Now, the interesting paper of Teague et al. (Proc. Natl. Acad.
Sci. 96, 12691, October 1999) from the Marrack laboratory
compares the spectrum of genes expressed at the RNA level
of "resting" mouse T cells with the same cells 8 hr after
activation. Using powerful Affymetrix gene array technology
the results are spectacular, but do not appear to take into
account the fact that isolation procedures themselves may
change lymphocyte gene expression.
Whether these isolation procedures simulate some
naturally occurring process is uncertain.
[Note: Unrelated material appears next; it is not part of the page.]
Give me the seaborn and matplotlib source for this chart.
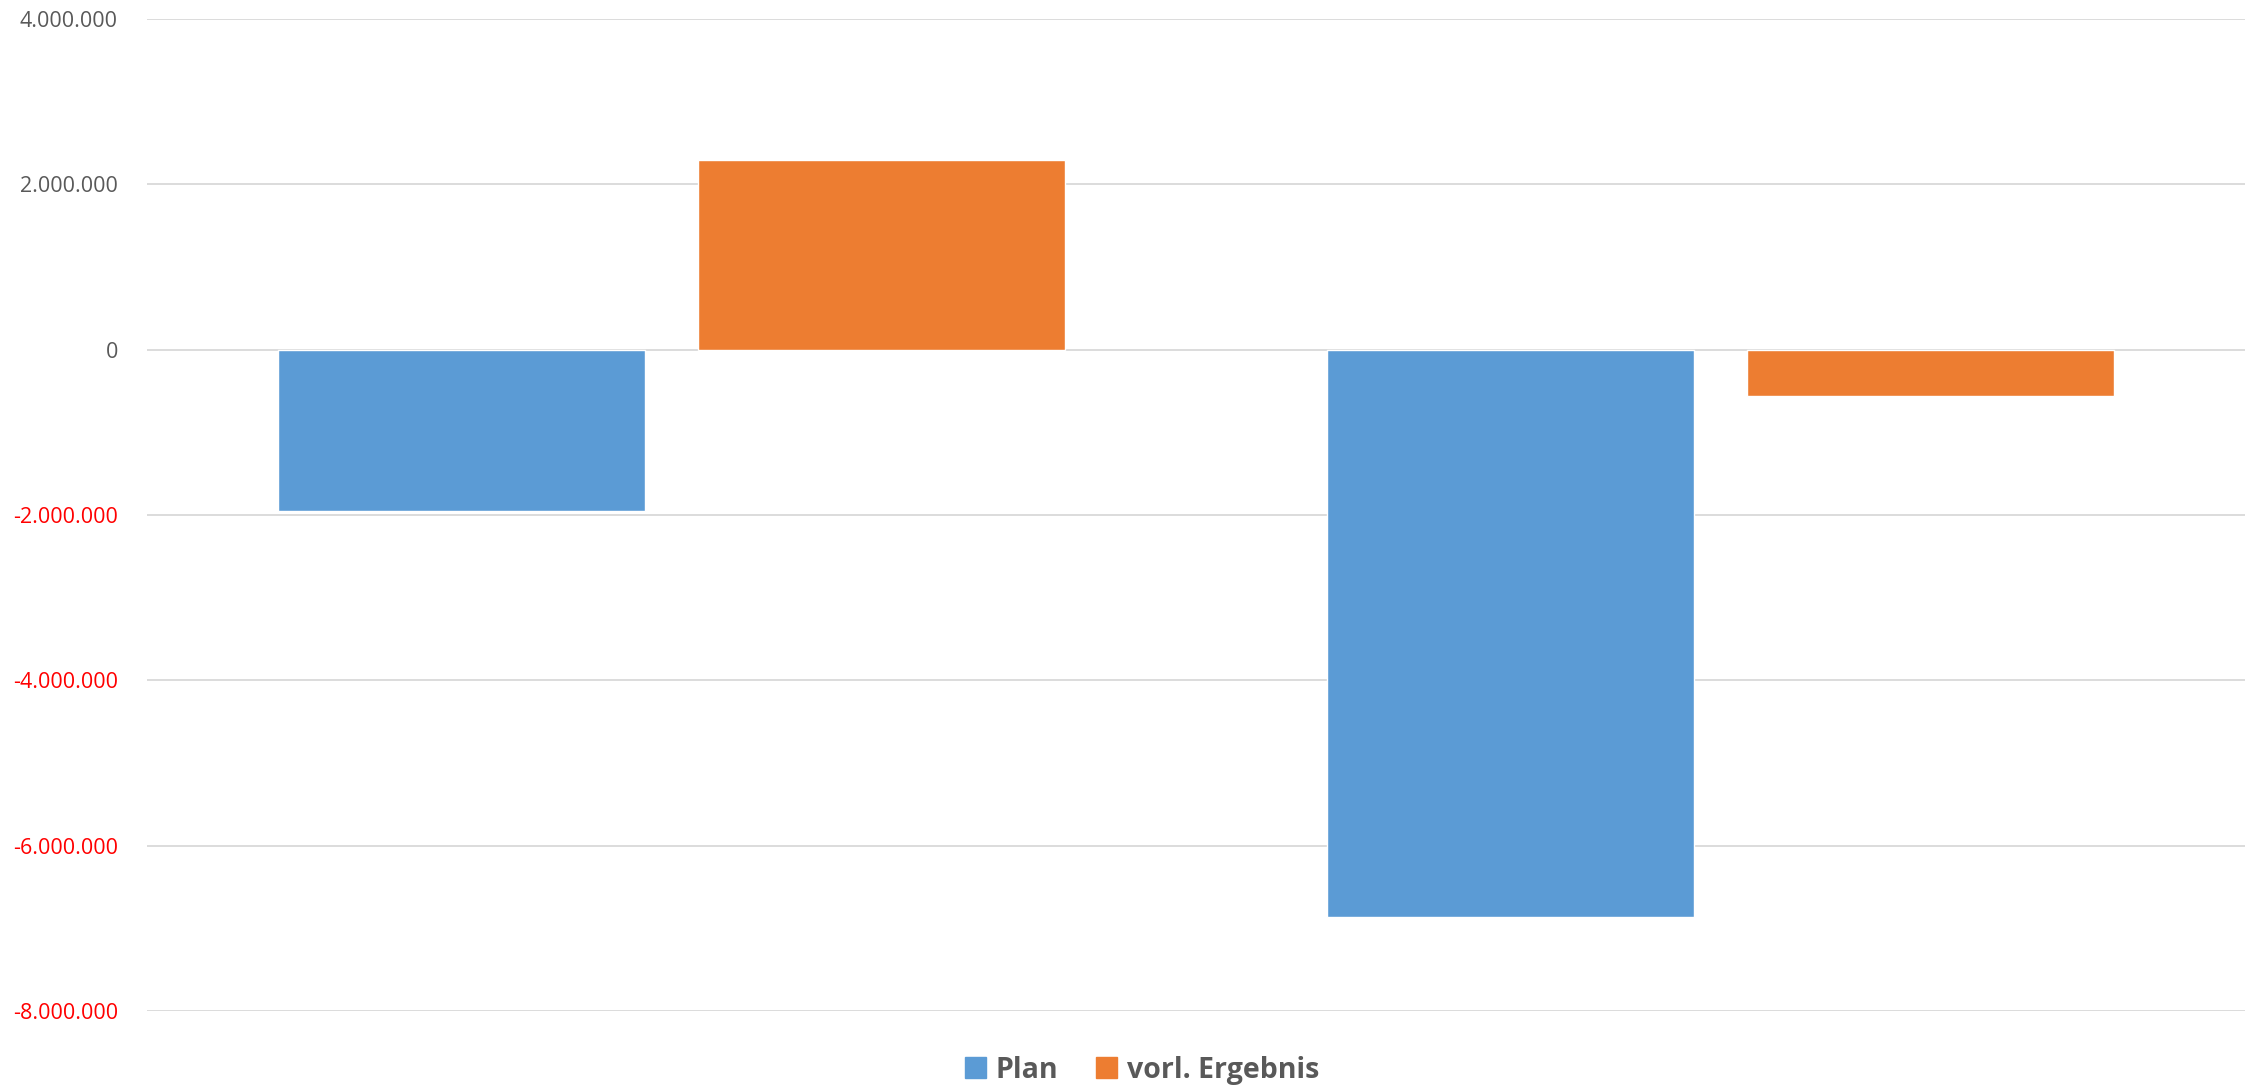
import pandas as pd
import numpy as np
import matplotlib.pyplot as plt
import seaborn as sns
from matplotlib.ticker import FuncFormatter, MultipleLocator

# Daten
kategorien = ["Bereich 1", "Bereich 2"]
plan = [-1950000, -6860000]
vorl_ergebnis = [2300000, -560000]
serien = ["Plan", "vorl. Ergebnis"]
farben = ["#5B9BD5", "#ED7D31"]
y_ticks = [-8000000, -6000000, -4000000, -2000000, 0, 2000000, 4000000]

df = pd.DataFrame({
    "Kategorie": kategorien * 2,
    "Serie": [serien[0]] * len(plan) + [serien[1]] * len(vorl_ergebnis),
    "Wert": plan + vorl_ergebnis,
})

sns.set_theme(style="white")
plt.rcParams['font.family'] = ['Open Sans', 'DejaVu Sans']

fig = plt.figure(figsize=(22.59, 10.92), dpi=100)
ax = fig.add_axes([0.0651, 0.0742, 0.9287, 0.9084])

sns.barplot(data=df, x="Kategorie", y="Wert", hue="Serie", palette=farben,
            width=0.8, gap=0.125, ax=ax, legend=False, saturation=1)

ax.set_ylim(y_ticks[0], y_ticks[-1])
ax.set_xlim(-0.5, 1.5)
ax.set_yticks(y_ticks)
ax.yaxis.set_major_formatter(FuncFormatter(lambda v, p: f"{v:,.0f}".replace(",", ".")))
ax.grid(axis="y", color="#D9D9D9", linewidth=1.3)
ax.set_axisbelow(True)
ax.set_xlabel("")
ax.set_ylabel("")
ax.set_xticks([])
for s in ax.spines.values():
    s.set_visible(False)
ax.tick_params(axis="y", length=0, pad=21, labelsize=15.5)

# Negative Werte rot
for lbl, t in zip(ax.get_yticklabels(), y_ticks):
    lbl.set_color("#FF0000" if t < 0 else "#595959")

# Legende unten
handles = [plt.Rectangle((0, 0), 1, 1, color=c) for c in farben]
fig.legend(handles, serien, loc="center", bbox_to_anchor=(0.5055, 0.0201),
           ncol=2, frameon=False, handlelength=0.75, handleheight=0.75,
           handletextpad=0.35, columnspacing=1.3,
           prop={"weight": "bold", "size": 20.5})
for t in fig.legends[0].get_texts():
    t.set_color("#595959")

fig.savefig("out.png", dpi=100)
What is certain, is that we must be very cautious
in declaring these cells to be "resting", in the sense that
they have not been stimulated in some way. Kay, Forsdyke and
their coworkers found that overnight preincubation
returned cells to a state which might be related to the in vivo
"resting" state (low expression of c-fos/G0S7 and Egr1/G0S30).
Following activation greatly increased expression then occurs.
I append some references below:
Donald Forsdyke
Discussion Leader. Bionet.immunology
Heximer, S.P., Cristillo, A.D., Russell, L. and Forsdyke,
D.R. (1998) DNA Cell Biol.17, 249-263. Expression and
Processing of G0/G1 Switch Gene 24 (G0S24/TIS11/TTP/NUP475)
RNA in Cultured Human Blood Mononuclear Cells.
Cristillo, A.D., Heximer, S.P., Russell, L., and Forsdyke,
D.R. (1997) DNA Cell Biol. 16, 1449-1458. Cyclosporin
A Inhibits Early mRNA Expression of G0/G1 Switch Gene 2
(G0S2) in Cultured Human Blood Mononuclear Cells.
Heximer, S. P., Cristillo, A. D. & Forsdyke, D. R.(1997)
DNA Cell Biol. 16, 589-598. Comparison of mRNA expression of
genes regulating G-protein signalling (RGS1/IR20/BL34 and
RGS2/G0S8) in cultured human lymphocytes.